##### DATA EXTRACT
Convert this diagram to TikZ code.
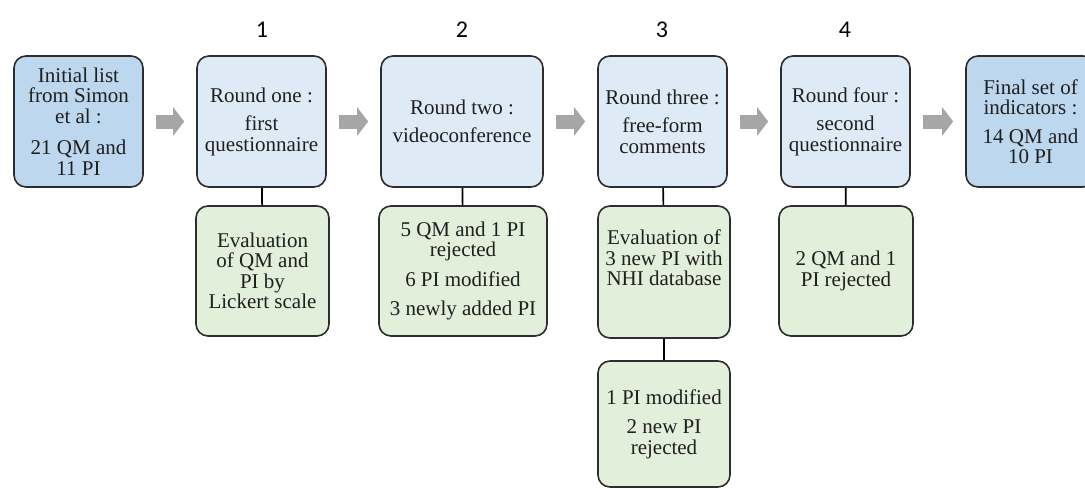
\documentclass[tikz,border=0pt]{standalone}
\usepackage{fontspec}
\setmainfont{Liberation Serif}
\newfontfamily\numfont{Carlito}
\usepackage{tikz}
\usetikzlibrary{arrows.meta, positioning}

\definecolor{darkblue}{RGB}{189,215,238}
\definecolor{paleblue}{RGB}{222,235,247}
\definecolor{palegreen}{RGB}{226,239,218}
\definecolor{flowgray}{RGB}{166,166,166}
\definecolor{edgegray}{RGB}{45,45,45}

\tikzset{
  box/.style={draw=edgegray, line width=1.6pt, rounded corners=12pt, align=center,
    inner sep=2pt, font=\fontsize{21}{20.5}\selectfont, text=black!88},
  endbox/.style={box, fill=darkblue, minimum width=129pt, minimum height=131pt},
  roundbox/.style={box, fill=paleblue, minimum height=131pt},
  resultbox/.style={box, fill=palegreen},
  num/.style={font=\numfont\fontsize{24}{24}\selectfont},
  flow/.style={draw=flowgray, line width=14pt, -{Triangle[length=11pt,width=28pt]},
    shorten <=12pt, shorten >=12pt},
  link/.style={draw=black, line width=1.6pt}
}

\begin{document}
\begin{tikzpicture}[x=1pt,y=-1pt]
\useasboundingbox (0,0) rectangle (1085,488);
% numbers of the rounds
\node[num] (n1) at (262,30) {1};
\node[num] (n2) at (462,30) {2};
\node[num] (n3) at (662,30) {3};
\node[num] (n4) at (845,30) {4};
% top row
\node[endbox] (init) at (78.5,121.5) {Initial list\\from Simon\\et al :\\[11pt]21 QM and\\11 PI};
\node[roundbox, minimum width=129pt] (r1) at (261.5,121.5) {Round one :\\[8pt]first\\questionnaire};
\node[roundbox, minimum width=162pt] (r2) at (462,121.5) {Round two :\\[8pt]videoconference};
\node[roundbox, minimum width=129pt] (r3) at (662.5,121.5) {Round three :\\[8pt]free-form\\comments};
\node[roundbox, minimum width=129pt] (r4) at (845.5,121.5) {Round four :\\[8pt]second\\questionnaire};
\node[endbox] (final) at (1030.5,121.5) {Final set of\\indicators :\\[8pt]14 QM and\\10 PI};
% results
\node[resultbox, minimum width=133pt, minimum height=130pt] (e1) at (262.5,271) {Evaluation\\of QM and\\PI by\\Lickert scale};
\node[resultbox, minimum width=168pt, minimum height=130pt] (e2) at (463,271) {5 QM and 1 PI\\rejected\\[9pt]6 PI modified\\[9pt]3 newly added PI};
\node[resultbox, minimum width=132pt, minimum height=132pt] (e3) at (664,272) {Evaluation of\\3 new PI with\\NHI database\\[8pt]\mbox{}};
\node[resultbox, minimum width=132pt, minimum height=126pt] (e3b) at (664,424) {1 PI modified\\[9pt]2 new PI\\rejected};
\node[resultbox, minimum width=134pt, minimum height=130pt] (e4) at (846,271) {2 QM and 1\\PI rejected};
% flow
\draw[flow] (init) -- (r1);
\draw[flow] (r1) -- (r2);
\draw[flow] (r2) -- (r3);
\draw[flow] (r3) -- (r4);
\draw[flow] (r4) -- (final);
\draw[link] (r1) -- (e1);
\draw[link] (r2) -- (e2);
\draw[link] (r3) -- (e3);
\draw[link] (e3) -- (e3b);
\draw[link] (r4) -- (e4);
\end{tikzpicture}
\end{document}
##########
# [WRITTEN REQUEST]
Restate the listing above word for word, and skip the pictures.

# [FINISHED ANSWER]
Convert this diagram to TikZ code.
\documentclass[tikz,border=0pt]{standalone}
\usepackage{fontspec}
\setmainfont{Liberation Serif}
\newfontfamily\numfont{Carlito}
\usepackage{tikz}
\usetikzlibrary{arrows.meta, positioning}

\definecolor{darkblue}{RGB}{189,215,238}
\definecolor{paleblue}{RGB}{222,235,247}
\definecolor{palegreen}{RGB}{226,239,218}
\definecolor{flowgray}{RGB}{166,166,166}
\definecolor{edgegray}{RGB}{45,45,45}

\tikzset{
  box/.style={draw=edgegray, line width=1.6pt, rounded corners=12pt, align=center,
    inner sep=2pt, font=\fontsize{21}{20.5}\selectfont, text=black!88},
  endbox/.style={box, fill=darkblue, minimum width=129pt, minimum height=131pt},
  roundbox/.style={box, fill=paleblue, minimum height=131pt},
  resultbox/.style={box, fill=palegreen},
  num/.style={font=\numfont\fontsize{24}{24}\selectfont},
  flow/.style={draw=flowgray, line width=14pt, -{Triangle[length=11pt,width=28pt]},
    shorten <=12pt, shorten >=12pt},
  link/.style={draw=black, line width=1.6pt}
}

\begin{document}
\begin{tikzpicture}[x=1pt,y=-1pt]
\useasboundingbox (0,0) rectangle (1085,488);
% numbers of the rounds
\node[num] (n1) at (262,30) {1};
\node[num] (n2) at (462,30) {2};
\node[num] (n3) at (662,30) {3};
\node[num] (n4) at (845,30) {4};
% top row
\node[endbox] (init) at (78.5,121.5) {Initial list\\from Simon\\et al :\\[11pt]21 QM and\\11 PI};
\node[roundbox, minimum width=129pt] (r1) at (261.5,121.5) {Round one :\\[8pt]first\\questionnaire};
\node[roundbox, minimum width=162pt] (r2) at (462,121.5) {Round two :\\[8pt]videoconference};
\node[roundbox, minimum width=129pt] (r3) at (662.5,121.5) {Round three :\\[8pt]free-form\\comments};
\node[roundbox, minimum width=129pt] (r4) at (845.5,121.5) {Round four :\\[8pt]second\\questionnaire};
\node[endbox] (final) at (1030.5,121.5) {Final set of\\indicators :\\[8pt]14 QM and\\10 PI};
% results
\node[resultbox, minimum width=133pt, minimum height=130pt] (e1) at (262.5,271) {Evaluation\\of QM and\\PI by\\Lickert scale};
\node[resultbox, minimum width=168pt, minimum height=130pt] (e2) at (463,271) {5 QM and 1 PI\\rejected\\[9pt]6 PI modified\\[9pt]3 newly added PI};
\node[resultbox, minimum width=132pt, minimum height=132pt] (e3) at (664,272) {Evaluation of\\3 new PI with\\NHI database\\[8pt]\mbox{}};
\node[resultbox, minimum width=132pt, minimum height=126pt] (e3b) at (664,424) {1 PI modified\\[9pt]2 new PI\\rejected};
\node[resultbox, minimum width=134pt, minimum height=130pt] (e4) at (846,271) {2 QM and 1\\PI rejected};
% flow
\draw[flow] (init) -- (r1);
\draw[flow] (r1) -- (r2);
\draw[flow] (r2) -- (r3);
\draw[flow] (r3) -- (r4);
\draw[flow] (r4) -- (final);
\draw[link] (r1) -- (e1);
\draw[link] (r2) -- (e2);
\draw[link] (r3) -- (e3);
\draw[link] (e3) -- (e3b);
\draw[link] (r4) -- (e4);
\end{tikzpicture}
\end{document}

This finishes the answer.